Sun Dec 8th through Sat the 14th, 2019 at Vancouver Convention Center
The paper is original. The authors, despite similarities to LSGAN (Mao et al., 2017) do provide generality over the technique and provide theoretical guarantees about this. Overall, the paper quality is Okay. While there was some work to defend their claims, they are not fully backed up. First, they use discrepancy as both a loss function and a measure of performance. Of course their model would perform better on that metric: it's been directly trained to do so. A loss function is supposed to be a stand-in approximation for the true task for the model (E.g. no one is optimizing models for the end goal of reducing BCE loss, but rather, increasing accuracy or F1-scores on a test set), comparing losses directly is not useful. A better result would show the model performing better on some other metric (e.g. average performance of identically initialized networks on a test set trained only using generated data). Also a concern: selection of the hypothesis sets for the approximation of discrepancy, as far as I can tell, is not addressed beyond general phrases like "the set of linear mappings on the embedded samples." (This is excepting, of course, the linear case where they show it to be twice the largest eigenvalue of M(theta)) There should theoretically be an infinite number of linear mappings on the embedded samples, so how do they subselect? That would be something I'd like seen in the paper, or, at least, made more clear. Other small issues with the paper include some grammatical mistakes.

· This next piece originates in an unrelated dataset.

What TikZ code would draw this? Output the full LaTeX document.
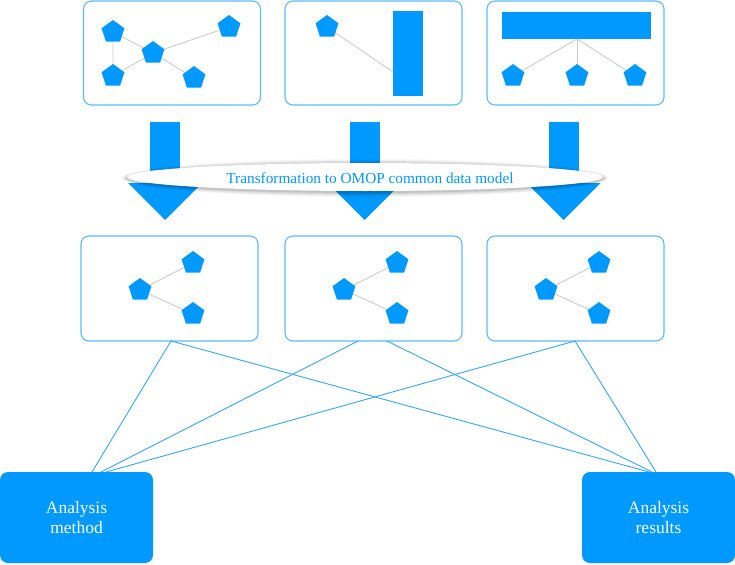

This papers proposes to use a discrepancy measure where an hypothesis set and a loss function are part of the discrepancy definition. In this very well written paper, the Authors make a compelling case for the potential benefits of a discrepancy measure capable of distinguishing distributions which would be considered as close by the Wasserstein Distance. The supplemental material is also a great addition to the flow of the paper allowing the Authors to clearly demonstrate their points. The DGAN derivations allow for a closed form solutions which can be generalized to a more complex hypothesis set if an embedding network is employed first. The paper is very convincing at presenting the potential advantages if one knows which loss and has a good enough set of hypotheses (from the embedding network). However, there is a bit of a sense of let down in the experimental section. The results for GAN training gets only a short treatment in 4.1 when it could have been a very strong point for the use of discrepancy. The results (7.02 IS, 32.7 FID) are reasonable but not a clear separator from other GAN methods. It would have been nice to have a thorough set of experiments there, instead of for ensembling. The EDGAN approach is working. However it is not as compelling a task as pure Generation. The model basically learns to ignore high discrepancy models and uses only output of a few low discrepancy models (as seen in weights in Table 4 in Supplemental) which is pretty much what intuition would dictate if you hand-picked the interpolation weights. You basically estimate your whole technique based on picking only 5 linear weights... If ensembling is the key to comparing your technique, some other methods out there (wasserstein model ensembling in ICLR'19) are also showing some decent results beyond model averaging. Overall a very good paper, experimental results could have focused more on DGAN than EDGAN. Note: line 205, should 'H' be the same font of the other hypothesis sets elsewhere in the paper? --------------- Thanks for the authors' rebuttal. I am maintaining my score of 7.
This paper considers learning generative adversarial networks (GAN) with the proposed generalized discrepancy between the data distribution P and generative model distribution Q. The discrepancy is novel in the sense that it takes the hypothesis set and the loss function into consideration. The proposed discrepancy subsumes Wasserstein distance and MMD as a special case by setting a proper class of hypothesis set and loss function. The author then proposed DGAN and EDGAN algorithms where they consider the set of linear functions with a bounded norm and loss function using square loss. Due to the restricted class of hypothesis set, the discrepancy has a closed-form simple estimation, which is very similar to matching covariance matrix of the data. For the EDGAN algorithm, they propose to learn the combination weights of a mixture of pretrained generators, which is a simple convex optimization problem. In short, the overall writing is clear and the setup is novel with the solid theoretical analysis.